The solution is to build a content architecture that surrounds your visual work with strategic, keyword-relevant text — service page copy, portfolio descriptions, case studies, and location content — that gives Google the signals it needs to rank you.
For most videographers, local SEO should be the primary focus — especially in the early stages of building search presence. Local searches are less competitive, convert at higher rates, and deliver results faster. Once you have established strong local authority, you can expand strategically into regional or national keyword targets, or into niche-specific terms that transcend geography.
The exception is videographers who genuinely operate nationally from the outset — in which case a hybrid strategy with strong location landing pages still applies.
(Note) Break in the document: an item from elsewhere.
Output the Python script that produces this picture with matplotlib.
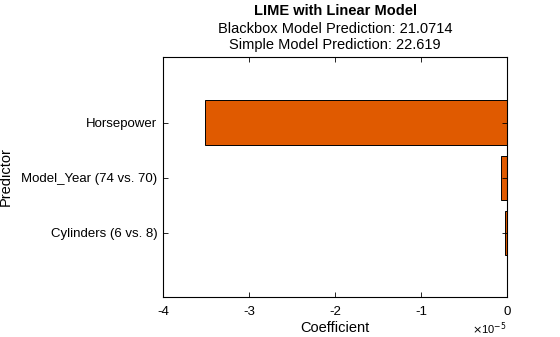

Yes — and arguably more so than for established businesses. SEO compounds over time, meaning the earlier you start, the more significant your advantage becomes. A small production company that builds a strong local search presence in its first year creates an asset that generates enquiries consistently without proportional ongoing cost.
The key is to start with a focused, realistic scope — local SEO, Google Business Profile, and core service pages — before expanding into broader content and link building initiatives as the business grows.
Compete on specificity rather than scale. Large production companies typically target broad, high-volume keywords — you can outmanoeuvre them by dominating specific niches, locations, and service types where their generic positioning is less competitive. A specialist documentary wedding filmmaker, an expert in brand video for SaaS companies, or a leading aerial production service in a specific region can outrank much larger generalist competitors for the searches that matter most to their ideal clients.
Niche authority beats broad scale in targeted search.